◆ **Set exercise**:
Repeat the material exactly from its first line to the line that includes "const data = categories.map((name, i)". Skip pictures.

◆ **Data shown**:
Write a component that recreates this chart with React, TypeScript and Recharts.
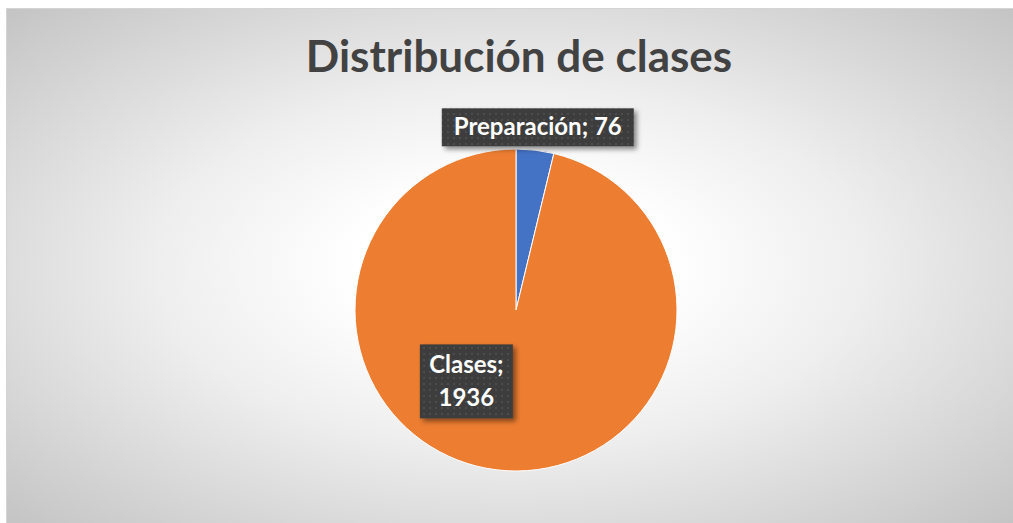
import React from "react";
import { PieChart, Pie, Cell } from "recharts";

const categories = ["Preparación", "Clases"];
const values = [76, 1936];
const colors = ["#4472C4", "#ED7D31"];
const title = "Distribución de clases";

const data = categories.map((name, i) => ({ name, value: values[i] }));

const W = 1007;
const H = 515;
const FONT = "Lato, 'Open Sans', sans-serif";
const RAD = Math.PI / 180;

const renderLabel = (props: any) => {
  const { cx, cy, midAngle, outerRadius, index, name, value } = props;
  if (index === 0) {
    const r = outerRadius + 23;
    const x = cx + r * Math.cos(-midAngle * RAD);
    const y = cy + r * Math.sin(-midAngle * RAD);
    const bw = 192;
    const bh = 38;
    return (
      <g>
        <rect x={x - bw / 2} y={y - bh / 2} width={bw} height={bh} fill="url(#dots)" filter="url(#shadow)" />
        <text x={x} y={y + 8} textAnchor="middle" fill="#ffffff" fontFamily={FONT} fontWeight={700} fontSize={24}>
          {`${name}; ${value}`}
        </text>
      </g>
    );
  }
  const r = outerRadius * 0.54;
  const ang = midAngle - 28;
  const x = cx + r * Math.cos(-ang * RAD);
  const y = cy + r * Math.sin(-ang * RAD);
  const bw = 93;
  const bh = 74;
  return (
    <g>
      <rect x={x - bw / 2} y={y - bh / 2} width={bw} height={bh} fill="url(#dots)" filter="url(#shadow)" />
      <text x={x} y={y - 8} textAnchor="middle" fill="#ffffff" fontFamily={FONT} fontWeight={700} fontSize={24}>
        {`${name};`}
      </text>
      <text x={x} y={y + 25} textAnchor="middle" fill="#ffffff" fontFamily={FONT} fontWeight={700} fontSize={24}>
        {`${value}`}
      </text>
    </g>
  );
};

export default function App() {
  return (
    <div
      style={{
        position: "absolute",
        left: 6,
        top: 8,
        width: W,
        height: H,
        boxSizing: "border-box",
        borderLeft: "1px solid #d4d4d4",
        borderTop: "1px solid #d4d4d4",
        background:
          "radial-gradient(ellipse farthest-corner at 50% 50%, #ffffff 0%, #ffffff 22%, #eeeeee 50%, #c4c4c4 100%)",
        overflow: "hidden",
      }}
    >
      <PieChart width={W - 1} height={H - 1} margin={{ top: 0, right: 0, bottom: 0, left: 0 }}>
        <defs>
          <pattern id="dots" width="6" height="6" patternUnits="userSpaceOnUse">
            <rect width="6" height="6" fill="#3d3d3d" />
            <rect x="2" y="2" width="2" height="2" fill="#4d4d4d" />
          </pattern>
          <filter id="shadow" x="-20%" y="-20%" width="150%" height="160%">
            <feDropShadow dx="3" dy="3" stdDeviation="2.5" floodColor="#000000" floodOpacity="0.45" />
          </filter>
        </defs>
        <text
          x={(W - 1) / 2 + 9}
          y={63}
          textAnchor="middle"
          fill="#424242"
          fontFamily={FONT}
          fontWeight={700}
          fontSize={44}
        >
          {title}
        </text>
        <Pie
          data={data}
          dataKey="value"
          nameKey="name"
          cx={509}
          cy={301}
          outerRadius={161}
          startAngle={90}
          endAngle={-270}
          stroke="#ffffff"
          strokeWidth={1}
          label={renderLabel}
          labelLine={false}
          isAnimationActive={false}
        >
          {data.map((d, i) => (
            <Cell key={d.name} fill={colors[i]} />
          ))}
        </Pie>
      </PieChart>
    </div>
  );
}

◆ **Task solution**:
Write a component that recreates this chart with React, TypeScript and Recharts.
import React from "react";
import { PieChart, Pie, Cell } from "recharts";

const categories = ["Preparación", "Clases"];
const values = [76, 1936];
const colors = ["#4472C4", "#ED7D31"];
const title = "Distribución de clases";

const data = categories.map((name, i) => ({ name, value: values[i] }));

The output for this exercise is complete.